• [EXERCISE REQUIREMENTS]: Collect each line holding the string "this".

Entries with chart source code
-----

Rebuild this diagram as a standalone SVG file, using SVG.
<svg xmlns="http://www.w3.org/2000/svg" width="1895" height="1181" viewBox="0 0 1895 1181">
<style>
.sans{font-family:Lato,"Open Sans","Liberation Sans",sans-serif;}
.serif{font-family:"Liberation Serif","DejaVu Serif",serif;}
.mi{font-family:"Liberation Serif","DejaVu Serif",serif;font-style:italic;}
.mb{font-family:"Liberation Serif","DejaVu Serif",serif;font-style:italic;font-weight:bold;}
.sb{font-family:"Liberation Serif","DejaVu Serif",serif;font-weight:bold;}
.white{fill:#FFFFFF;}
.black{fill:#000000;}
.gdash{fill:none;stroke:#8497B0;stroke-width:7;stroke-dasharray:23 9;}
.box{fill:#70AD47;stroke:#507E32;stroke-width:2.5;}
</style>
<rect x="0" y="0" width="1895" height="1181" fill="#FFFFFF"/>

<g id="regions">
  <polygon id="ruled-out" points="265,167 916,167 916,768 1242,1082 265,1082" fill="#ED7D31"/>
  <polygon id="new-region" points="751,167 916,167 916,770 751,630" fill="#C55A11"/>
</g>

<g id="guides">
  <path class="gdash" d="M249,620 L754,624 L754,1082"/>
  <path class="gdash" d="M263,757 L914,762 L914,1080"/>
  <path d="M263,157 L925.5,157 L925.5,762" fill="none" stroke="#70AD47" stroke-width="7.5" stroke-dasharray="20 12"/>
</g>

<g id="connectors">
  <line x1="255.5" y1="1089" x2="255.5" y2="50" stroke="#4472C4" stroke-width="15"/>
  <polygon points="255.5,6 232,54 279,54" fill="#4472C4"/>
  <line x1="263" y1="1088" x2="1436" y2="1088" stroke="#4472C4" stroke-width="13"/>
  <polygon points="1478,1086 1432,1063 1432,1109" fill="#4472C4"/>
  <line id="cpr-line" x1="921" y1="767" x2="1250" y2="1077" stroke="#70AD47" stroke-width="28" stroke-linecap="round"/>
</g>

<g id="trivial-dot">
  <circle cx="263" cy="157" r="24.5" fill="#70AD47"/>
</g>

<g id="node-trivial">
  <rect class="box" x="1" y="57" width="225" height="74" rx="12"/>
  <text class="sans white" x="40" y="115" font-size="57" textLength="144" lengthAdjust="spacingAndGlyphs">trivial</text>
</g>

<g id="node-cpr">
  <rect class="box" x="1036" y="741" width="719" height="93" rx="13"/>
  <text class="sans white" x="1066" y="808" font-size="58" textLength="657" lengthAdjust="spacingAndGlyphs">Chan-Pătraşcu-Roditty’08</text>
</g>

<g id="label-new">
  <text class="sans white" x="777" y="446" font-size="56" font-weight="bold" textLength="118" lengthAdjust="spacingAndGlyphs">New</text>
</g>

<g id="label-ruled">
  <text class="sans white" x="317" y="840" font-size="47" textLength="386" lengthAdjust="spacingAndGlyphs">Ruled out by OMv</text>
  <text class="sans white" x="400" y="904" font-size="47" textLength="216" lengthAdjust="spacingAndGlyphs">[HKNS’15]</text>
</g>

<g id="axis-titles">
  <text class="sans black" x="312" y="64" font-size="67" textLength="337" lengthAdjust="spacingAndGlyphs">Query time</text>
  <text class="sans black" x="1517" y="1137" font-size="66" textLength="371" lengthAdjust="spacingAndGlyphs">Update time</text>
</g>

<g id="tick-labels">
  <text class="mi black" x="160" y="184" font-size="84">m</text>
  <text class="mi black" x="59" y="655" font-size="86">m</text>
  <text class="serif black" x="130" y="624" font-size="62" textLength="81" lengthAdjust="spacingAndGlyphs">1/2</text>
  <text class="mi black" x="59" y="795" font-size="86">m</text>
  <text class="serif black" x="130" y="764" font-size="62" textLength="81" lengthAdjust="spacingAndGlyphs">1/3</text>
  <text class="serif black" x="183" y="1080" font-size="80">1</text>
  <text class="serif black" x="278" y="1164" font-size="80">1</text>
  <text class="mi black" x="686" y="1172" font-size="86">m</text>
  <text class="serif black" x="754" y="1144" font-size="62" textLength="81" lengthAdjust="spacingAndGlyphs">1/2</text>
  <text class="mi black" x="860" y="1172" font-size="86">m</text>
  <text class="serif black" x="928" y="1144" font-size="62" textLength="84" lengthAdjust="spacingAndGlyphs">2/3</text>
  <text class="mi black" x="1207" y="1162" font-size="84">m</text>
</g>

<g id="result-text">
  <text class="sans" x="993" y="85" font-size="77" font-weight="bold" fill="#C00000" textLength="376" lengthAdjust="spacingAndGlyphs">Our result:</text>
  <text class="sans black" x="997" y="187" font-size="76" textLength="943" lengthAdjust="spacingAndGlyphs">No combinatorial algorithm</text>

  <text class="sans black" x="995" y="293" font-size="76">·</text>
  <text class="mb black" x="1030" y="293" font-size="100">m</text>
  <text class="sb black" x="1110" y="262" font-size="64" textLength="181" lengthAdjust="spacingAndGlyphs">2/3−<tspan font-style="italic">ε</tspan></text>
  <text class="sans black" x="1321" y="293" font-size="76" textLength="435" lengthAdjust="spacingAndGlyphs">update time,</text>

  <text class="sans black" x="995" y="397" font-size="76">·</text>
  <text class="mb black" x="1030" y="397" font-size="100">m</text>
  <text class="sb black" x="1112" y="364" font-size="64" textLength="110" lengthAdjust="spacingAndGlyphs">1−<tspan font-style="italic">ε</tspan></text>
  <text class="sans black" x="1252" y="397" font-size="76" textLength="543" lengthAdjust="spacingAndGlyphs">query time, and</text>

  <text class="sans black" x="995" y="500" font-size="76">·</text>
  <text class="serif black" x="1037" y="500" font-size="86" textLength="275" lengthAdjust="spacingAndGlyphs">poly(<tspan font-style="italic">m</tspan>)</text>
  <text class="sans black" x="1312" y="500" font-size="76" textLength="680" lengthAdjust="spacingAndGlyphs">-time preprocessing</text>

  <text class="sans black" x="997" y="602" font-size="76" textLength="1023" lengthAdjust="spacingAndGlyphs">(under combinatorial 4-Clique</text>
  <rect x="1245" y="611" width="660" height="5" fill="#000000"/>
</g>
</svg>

-----

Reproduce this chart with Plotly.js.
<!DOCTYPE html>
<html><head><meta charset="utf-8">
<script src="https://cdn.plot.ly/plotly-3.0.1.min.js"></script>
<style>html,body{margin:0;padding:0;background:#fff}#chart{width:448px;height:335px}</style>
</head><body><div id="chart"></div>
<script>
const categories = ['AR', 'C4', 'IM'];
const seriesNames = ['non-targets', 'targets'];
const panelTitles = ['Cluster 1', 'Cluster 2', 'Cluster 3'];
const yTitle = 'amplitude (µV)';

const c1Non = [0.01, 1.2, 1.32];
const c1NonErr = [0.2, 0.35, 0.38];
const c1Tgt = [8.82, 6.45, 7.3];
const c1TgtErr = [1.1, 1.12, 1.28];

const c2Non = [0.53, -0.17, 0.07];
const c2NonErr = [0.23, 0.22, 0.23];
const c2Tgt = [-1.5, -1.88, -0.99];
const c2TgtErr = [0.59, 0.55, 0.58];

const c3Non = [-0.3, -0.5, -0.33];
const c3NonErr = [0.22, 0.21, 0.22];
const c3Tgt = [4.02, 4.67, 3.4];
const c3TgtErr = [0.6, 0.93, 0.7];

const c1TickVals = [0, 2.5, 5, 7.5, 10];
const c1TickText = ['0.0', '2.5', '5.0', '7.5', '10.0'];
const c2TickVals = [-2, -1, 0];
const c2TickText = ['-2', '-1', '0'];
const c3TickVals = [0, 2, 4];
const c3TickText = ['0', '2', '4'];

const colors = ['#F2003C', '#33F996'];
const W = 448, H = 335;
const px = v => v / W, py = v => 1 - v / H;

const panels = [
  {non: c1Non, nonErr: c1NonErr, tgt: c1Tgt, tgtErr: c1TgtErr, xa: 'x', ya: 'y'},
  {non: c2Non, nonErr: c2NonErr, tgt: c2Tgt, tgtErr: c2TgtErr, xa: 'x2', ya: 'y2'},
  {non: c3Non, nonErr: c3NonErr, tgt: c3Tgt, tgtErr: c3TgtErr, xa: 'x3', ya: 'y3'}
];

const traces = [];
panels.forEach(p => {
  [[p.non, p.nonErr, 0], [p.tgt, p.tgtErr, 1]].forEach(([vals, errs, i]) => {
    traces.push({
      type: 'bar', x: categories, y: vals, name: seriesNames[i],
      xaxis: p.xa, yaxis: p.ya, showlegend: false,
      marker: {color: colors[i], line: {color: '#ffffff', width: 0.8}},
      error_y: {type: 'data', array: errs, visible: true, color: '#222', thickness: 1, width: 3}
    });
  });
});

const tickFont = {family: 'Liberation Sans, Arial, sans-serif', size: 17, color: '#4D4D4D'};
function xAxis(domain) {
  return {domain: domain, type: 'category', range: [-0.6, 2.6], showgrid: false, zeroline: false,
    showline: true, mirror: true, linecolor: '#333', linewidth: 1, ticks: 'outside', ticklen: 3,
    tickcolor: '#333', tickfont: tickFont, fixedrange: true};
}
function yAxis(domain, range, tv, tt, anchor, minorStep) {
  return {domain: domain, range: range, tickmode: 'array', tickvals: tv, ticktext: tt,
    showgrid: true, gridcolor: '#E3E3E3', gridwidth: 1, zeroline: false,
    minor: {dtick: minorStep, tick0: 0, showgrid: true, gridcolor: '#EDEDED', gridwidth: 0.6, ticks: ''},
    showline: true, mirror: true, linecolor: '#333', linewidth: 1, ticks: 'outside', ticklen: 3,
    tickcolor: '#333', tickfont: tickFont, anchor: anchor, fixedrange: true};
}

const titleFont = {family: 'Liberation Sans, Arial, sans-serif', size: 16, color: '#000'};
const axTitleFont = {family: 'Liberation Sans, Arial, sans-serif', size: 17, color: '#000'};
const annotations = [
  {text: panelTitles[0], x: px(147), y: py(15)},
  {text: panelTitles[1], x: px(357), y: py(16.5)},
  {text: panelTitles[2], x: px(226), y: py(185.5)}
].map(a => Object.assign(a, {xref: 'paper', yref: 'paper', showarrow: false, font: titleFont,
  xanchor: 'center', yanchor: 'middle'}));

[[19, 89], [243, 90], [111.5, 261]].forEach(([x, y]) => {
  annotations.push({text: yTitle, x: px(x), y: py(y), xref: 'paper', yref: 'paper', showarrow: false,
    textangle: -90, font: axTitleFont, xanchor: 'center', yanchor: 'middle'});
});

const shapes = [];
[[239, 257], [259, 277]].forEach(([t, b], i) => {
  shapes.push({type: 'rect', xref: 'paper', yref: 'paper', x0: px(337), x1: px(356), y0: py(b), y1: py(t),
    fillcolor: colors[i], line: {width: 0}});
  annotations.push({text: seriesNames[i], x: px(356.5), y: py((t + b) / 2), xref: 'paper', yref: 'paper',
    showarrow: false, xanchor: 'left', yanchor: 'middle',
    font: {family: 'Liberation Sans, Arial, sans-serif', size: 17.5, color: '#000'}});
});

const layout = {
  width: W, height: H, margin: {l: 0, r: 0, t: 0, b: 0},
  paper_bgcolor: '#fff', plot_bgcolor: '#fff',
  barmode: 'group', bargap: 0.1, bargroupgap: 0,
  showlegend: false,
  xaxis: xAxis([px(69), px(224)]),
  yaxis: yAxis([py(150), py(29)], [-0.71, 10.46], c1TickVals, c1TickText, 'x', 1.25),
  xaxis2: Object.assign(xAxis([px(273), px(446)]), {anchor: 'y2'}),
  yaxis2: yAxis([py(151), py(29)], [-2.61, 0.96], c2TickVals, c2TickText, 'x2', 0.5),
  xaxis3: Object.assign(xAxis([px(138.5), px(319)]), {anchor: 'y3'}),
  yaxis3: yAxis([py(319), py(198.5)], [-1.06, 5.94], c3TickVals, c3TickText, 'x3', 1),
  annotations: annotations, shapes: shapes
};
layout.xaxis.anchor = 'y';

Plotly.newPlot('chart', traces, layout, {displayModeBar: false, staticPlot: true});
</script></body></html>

-----

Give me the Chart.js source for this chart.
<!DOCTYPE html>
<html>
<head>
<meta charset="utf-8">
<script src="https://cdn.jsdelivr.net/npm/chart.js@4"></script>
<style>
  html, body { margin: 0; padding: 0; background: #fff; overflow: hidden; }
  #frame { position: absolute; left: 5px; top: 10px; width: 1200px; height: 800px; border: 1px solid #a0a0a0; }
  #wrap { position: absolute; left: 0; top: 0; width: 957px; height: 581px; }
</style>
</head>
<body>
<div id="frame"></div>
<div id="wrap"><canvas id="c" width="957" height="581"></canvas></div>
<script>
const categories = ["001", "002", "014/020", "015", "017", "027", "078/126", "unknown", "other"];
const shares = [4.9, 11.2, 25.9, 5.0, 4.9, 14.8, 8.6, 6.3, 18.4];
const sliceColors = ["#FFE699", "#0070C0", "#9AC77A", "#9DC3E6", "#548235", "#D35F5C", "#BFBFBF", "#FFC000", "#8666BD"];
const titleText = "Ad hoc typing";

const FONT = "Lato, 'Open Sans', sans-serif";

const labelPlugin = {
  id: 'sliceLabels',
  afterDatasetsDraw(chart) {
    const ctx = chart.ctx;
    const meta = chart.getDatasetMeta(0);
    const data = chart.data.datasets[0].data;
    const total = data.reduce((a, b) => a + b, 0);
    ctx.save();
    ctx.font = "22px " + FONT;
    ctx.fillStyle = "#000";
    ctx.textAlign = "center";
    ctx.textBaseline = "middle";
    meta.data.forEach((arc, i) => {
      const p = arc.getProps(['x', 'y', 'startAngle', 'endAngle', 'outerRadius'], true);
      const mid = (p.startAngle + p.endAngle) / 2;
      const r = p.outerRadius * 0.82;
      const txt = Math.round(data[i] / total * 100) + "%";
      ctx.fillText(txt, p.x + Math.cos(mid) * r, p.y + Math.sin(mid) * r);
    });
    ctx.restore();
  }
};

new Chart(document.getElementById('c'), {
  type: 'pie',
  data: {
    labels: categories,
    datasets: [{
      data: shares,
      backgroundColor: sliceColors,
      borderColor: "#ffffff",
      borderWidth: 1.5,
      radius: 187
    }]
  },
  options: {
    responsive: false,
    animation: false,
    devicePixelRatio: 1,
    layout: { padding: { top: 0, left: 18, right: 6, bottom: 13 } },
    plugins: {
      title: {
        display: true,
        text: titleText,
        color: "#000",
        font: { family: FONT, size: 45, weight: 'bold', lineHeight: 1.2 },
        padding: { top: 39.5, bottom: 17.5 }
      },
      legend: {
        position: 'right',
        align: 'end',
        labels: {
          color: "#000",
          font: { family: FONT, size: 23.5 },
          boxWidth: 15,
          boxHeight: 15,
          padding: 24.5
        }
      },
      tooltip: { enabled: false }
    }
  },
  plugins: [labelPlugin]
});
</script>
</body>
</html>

-----

• [THE RESULT]:
Rebuild this diagram as a standalone SVG file, using SVG.
Reproduce this chart with Plotly.js.
Give me the Chart.js source for this chart.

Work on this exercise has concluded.